What the exercise asks
Set the data down again, exactly as it reads, but without the pictures.

## BEGIN

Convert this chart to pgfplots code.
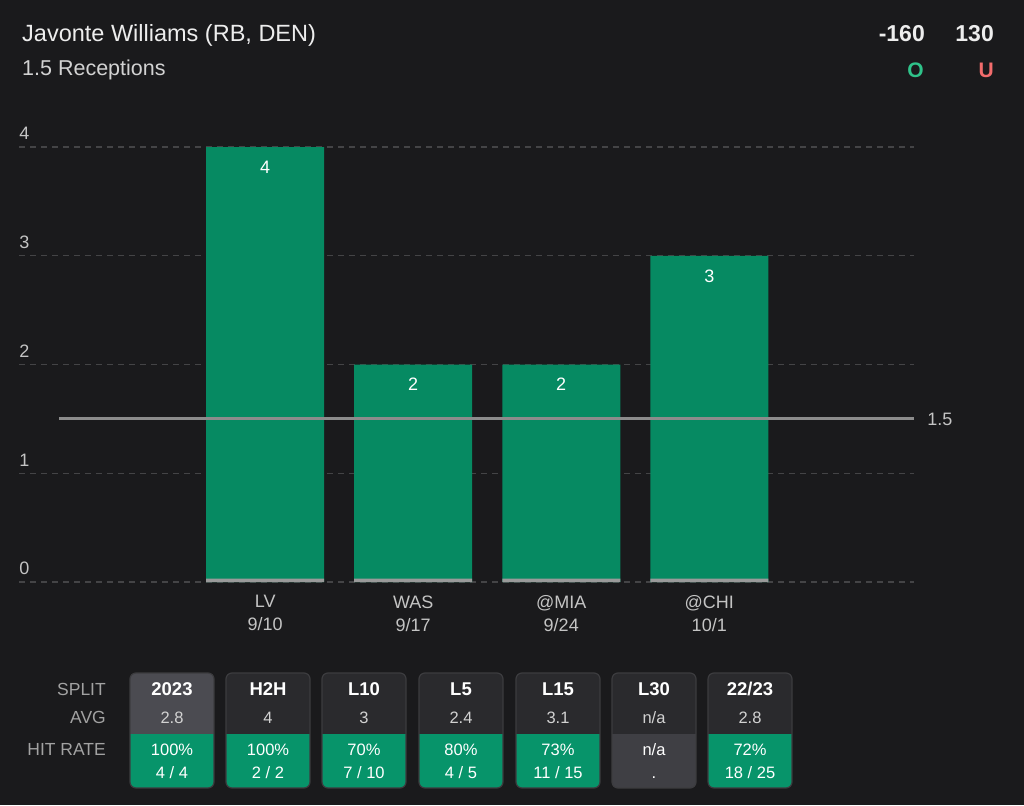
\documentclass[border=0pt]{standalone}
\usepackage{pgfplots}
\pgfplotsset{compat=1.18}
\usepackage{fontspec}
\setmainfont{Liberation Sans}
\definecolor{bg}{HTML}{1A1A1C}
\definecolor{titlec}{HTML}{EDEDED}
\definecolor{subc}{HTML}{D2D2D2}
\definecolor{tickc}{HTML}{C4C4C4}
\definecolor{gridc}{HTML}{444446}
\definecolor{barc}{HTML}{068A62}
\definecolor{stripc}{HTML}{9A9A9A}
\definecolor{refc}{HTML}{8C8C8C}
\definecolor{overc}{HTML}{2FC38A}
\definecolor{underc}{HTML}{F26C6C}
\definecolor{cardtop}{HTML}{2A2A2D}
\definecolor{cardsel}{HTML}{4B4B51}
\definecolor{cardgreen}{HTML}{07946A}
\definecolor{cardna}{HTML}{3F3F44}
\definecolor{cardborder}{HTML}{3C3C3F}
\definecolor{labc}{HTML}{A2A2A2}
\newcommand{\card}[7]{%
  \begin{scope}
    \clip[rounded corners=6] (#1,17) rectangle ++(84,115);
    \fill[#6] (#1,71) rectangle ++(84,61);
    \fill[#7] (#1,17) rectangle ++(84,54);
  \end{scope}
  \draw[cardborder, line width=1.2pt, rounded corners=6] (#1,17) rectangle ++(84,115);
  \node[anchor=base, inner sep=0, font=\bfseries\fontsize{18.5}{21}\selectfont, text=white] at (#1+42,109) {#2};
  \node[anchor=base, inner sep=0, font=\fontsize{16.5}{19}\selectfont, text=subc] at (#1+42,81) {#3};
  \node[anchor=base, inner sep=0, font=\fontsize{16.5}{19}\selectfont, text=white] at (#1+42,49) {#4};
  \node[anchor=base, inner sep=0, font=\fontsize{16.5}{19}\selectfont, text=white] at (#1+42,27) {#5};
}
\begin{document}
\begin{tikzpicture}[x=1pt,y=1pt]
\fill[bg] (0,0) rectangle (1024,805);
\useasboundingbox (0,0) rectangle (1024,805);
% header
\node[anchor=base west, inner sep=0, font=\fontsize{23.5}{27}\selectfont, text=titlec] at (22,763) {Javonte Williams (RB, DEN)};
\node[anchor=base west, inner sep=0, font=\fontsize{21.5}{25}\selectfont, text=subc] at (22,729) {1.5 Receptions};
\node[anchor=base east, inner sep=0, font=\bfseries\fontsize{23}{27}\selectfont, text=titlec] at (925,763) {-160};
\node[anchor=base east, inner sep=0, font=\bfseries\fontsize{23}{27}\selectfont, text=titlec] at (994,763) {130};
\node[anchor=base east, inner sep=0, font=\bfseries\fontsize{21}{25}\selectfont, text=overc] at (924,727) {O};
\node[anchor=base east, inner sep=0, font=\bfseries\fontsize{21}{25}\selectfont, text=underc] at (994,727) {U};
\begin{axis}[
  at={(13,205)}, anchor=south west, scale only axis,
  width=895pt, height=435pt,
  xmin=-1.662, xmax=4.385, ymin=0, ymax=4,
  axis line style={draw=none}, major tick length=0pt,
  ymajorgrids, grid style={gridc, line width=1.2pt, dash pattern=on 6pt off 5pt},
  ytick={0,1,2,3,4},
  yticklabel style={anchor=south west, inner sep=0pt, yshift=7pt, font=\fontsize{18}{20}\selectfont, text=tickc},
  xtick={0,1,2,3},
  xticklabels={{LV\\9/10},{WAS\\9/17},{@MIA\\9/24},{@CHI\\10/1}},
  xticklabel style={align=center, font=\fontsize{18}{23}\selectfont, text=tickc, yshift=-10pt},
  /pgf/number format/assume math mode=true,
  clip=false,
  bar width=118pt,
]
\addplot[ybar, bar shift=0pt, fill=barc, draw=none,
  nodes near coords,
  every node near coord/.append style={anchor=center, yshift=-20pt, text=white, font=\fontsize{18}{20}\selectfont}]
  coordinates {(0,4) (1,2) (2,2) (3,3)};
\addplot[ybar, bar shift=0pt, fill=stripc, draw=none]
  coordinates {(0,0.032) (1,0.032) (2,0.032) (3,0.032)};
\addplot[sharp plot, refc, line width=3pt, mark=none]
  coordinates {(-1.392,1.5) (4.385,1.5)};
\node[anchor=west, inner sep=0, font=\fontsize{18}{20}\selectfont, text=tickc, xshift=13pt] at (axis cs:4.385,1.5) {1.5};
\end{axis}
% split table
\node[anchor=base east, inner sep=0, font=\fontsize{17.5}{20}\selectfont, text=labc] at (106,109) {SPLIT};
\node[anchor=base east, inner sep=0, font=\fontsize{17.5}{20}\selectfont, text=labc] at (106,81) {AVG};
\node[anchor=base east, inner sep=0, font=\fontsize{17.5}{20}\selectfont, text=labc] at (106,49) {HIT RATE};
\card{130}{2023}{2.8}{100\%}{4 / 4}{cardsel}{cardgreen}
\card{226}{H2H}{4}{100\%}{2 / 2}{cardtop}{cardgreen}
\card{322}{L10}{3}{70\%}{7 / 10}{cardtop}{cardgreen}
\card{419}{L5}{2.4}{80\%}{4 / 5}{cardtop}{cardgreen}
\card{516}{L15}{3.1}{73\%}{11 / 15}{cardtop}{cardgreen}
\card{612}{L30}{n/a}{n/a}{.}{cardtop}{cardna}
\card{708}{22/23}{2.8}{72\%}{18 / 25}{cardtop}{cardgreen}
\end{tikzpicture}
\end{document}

## END

Full answer
Convert this chart to pgfplots code.
\documentclass[border=0pt]{standalone}
\usepackage{pgfplots}
\pgfplotsset{compat=1.18}
\usepackage{fontspec}
\setmainfont{Liberation Sans}
\definecolor{bg}{HTML}{1A1A1C}
\definecolor{titlec}{HTML}{EDEDED}
\definecolor{subc}{HTML}{D2D2D2}
\definecolor{tickc}{HTML}{C4C4C4}
\definecolor{gridc}{HTML}{444446}
\definecolor{barc}{HTML}{068A62}
\definecolor{stripc}{HTML}{9A9A9A}
\definecolor{refc}{HTML}{8C8C8C}
\definecolor{overc}{HTML}{2FC38A}
\definecolor{underc}{HTML}{F26C6C}
\definecolor{cardtop}{HTML}{2A2A2D}
\definecolor{cardsel}{HTML}{4B4B51}
\definecolor{cardgreen}{HTML}{07946A}
\definecolor{cardna}{HTML}{3F3F44}
\definecolor{cardborder}{HTML}{3C3C3F}
\definecolor{labc}{HTML}{A2A2A2}
\newcommand{\card}[7]{%
  \begin{scope}
    \clip[rounded corners=6] (#1,17) rectangle ++(84,115);
    \fill[#6] (#1,71) rectangle ++(84,61);
    \fill[#7] (#1,17) rectangle ++(84,54);
  \end{scope}
  \draw[cardborder, line width=1.2pt, rounded corners=6] (#1,17) rectangle ++(84,115);
  \node[anchor=base, inner sep=0, font=\bfseries\fontsize{18.5}{21}\selectfont, text=white] at (#1+42,109) {#2};
  \node[anchor=base, inner sep=0, font=\fontsize{16.5}{19}\selectfont, text=subc] at (#1+42,81) {#3};
  \node[anchor=base, inner sep=0, font=\fontsize{16.5}{19}\selectfont, text=white] at (#1+42,49) {#4};
  \node[anchor=base, inner sep=0, font=\fontsize{16.5}{19}\selectfont, text=white] at (#1+42,27) {#5};
}
\begin{document}
\begin{tikzpicture}[x=1pt,y=1pt]
\fill[bg] (0,0) rectangle (1024,805);
\useasboundingbox (0,0) rectangle (1024,805);
% header
\node[anchor=base west, inner sep=0, font=\fontsize{23.5}{27}\selectfont, text=titlec] at (22,763) {Javonte Williams (RB, DEN)};
\node[anchor=base west, inner sep=0, font=\fontsize{21.5}{25}\selectfont, text=subc] at (22,729) {1.5 Receptions};
\node[anchor=base east, inner sep=0, font=\bfseries\fontsize{23}{27}\selectfont, text=titlec] at (925,763) {-160};
\node[anchor=base east, inner sep=0, font=\bfseries\fontsize{23}{27}\selectfont, text=titlec] at (994,763) {130};
\node[anchor=base east, inner sep=0, font=\bfseries\fontsize{21}{25}\selectfont, text=overc] at (924,727) {O};
\node[anchor=base east, inner sep=0, font=\bfseries\fontsize{21}{25}\selectfont, text=underc] at (994,727) {U};
\begin{axis}[
  at={(13,205)}, anchor=south west, scale only axis,
  width=895pt, height=435pt,
  xmin=-1.662, xmax=4.385, ymin=0, ymax=4,
  axis line style={draw=none}, major tick length=0pt,
  ymajorgrids, grid style={gridc, line width=1.2pt, dash pattern=on 6pt off 5pt},
  ytick={0,1,2,3,4},
  yticklabel style={anchor=south west, inner sep=0pt, yshift=7pt, font=\fontsize{18}{20}\selectfont, text=tickc},
  xtick={0,1,2,3},
  xticklabels={{LV\\9/10},{WAS\\9/17},{@MIA\\9/24},{@CHI\\10/1}},
  xticklabel style={align=center, font=\fontsize{18}{23}\selectfont, text=tickc, yshift=-10pt},
  /pgf/number format/assume math mode=true,
  clip=false,
  bar width=118pt,
]
\addplot[ybar, bar shift=0pt, fill=barc, draw=none,
  nodes near coords,
  every node near coord/.append style={anchor=center, yshift=-20pt, text=white, font=\fontsize{18}{20}\selectfont}]
  coordinates {(0,4) (1,2) (2,2) (3,3)};
\addplot[ybar, bar shift=0pt, fill=stripc, draw=none]
  coordinates {(0,0.032) (1,0.032) (2,0.032) (3,0.032)};
\addplot[sharp plot, refc, line width=3pt, mark=none]
  coordinates {(-1.392,1.5) (4.385,1.5)};
\node[anchor=west, inner sep=0, font=\fontsize{18}{20}\selectfont, text=tickc, xshift=13pt] at (axis cs:4.385,1.5) {1.5};
\end{axis}
% split table
\node[anchor=base east, inner sep=0, font=\fontsize{17.5}{20}\selectfont, text=labc] at (106,109) {SPLIT};
\node[anchor=base east, inner sep=0, font=\fontsize{17.5}{20}\selectfont, text=labc] at (106,81) {AVG};
\node[anchor=base east, inner sep=0, font=\fontsize{17.5}{20}\selectfont, text=labc] at (106,49) {HIT RATE};
\card{130}{2023}{2.8}{100\%}{4 / 4}{cardsel}{cardgreen}
\card{226}{H2H}{4}{100\%}{2 / 2}{cardtop}{cardgreen}
\card{322}{L10}{3}{70\%}{7 / 10}{cardtop}{cardgreen}
\card{419}{L5}{2.4}{80\%}{4 / 5}{cardtop}{cardgreen}
\card{516}{L15}{3.1}{73\%}{11 / 15}{cardtop}{cardgreen}
\card{612}{L30}{n/a}{n/a}{.}{cardtop}{cardna}
\card{708}{22/23}{2.8}{72\%}{18 / 25}{cardtop}{cardgreen}
\end{tikzpicture}
\end{document}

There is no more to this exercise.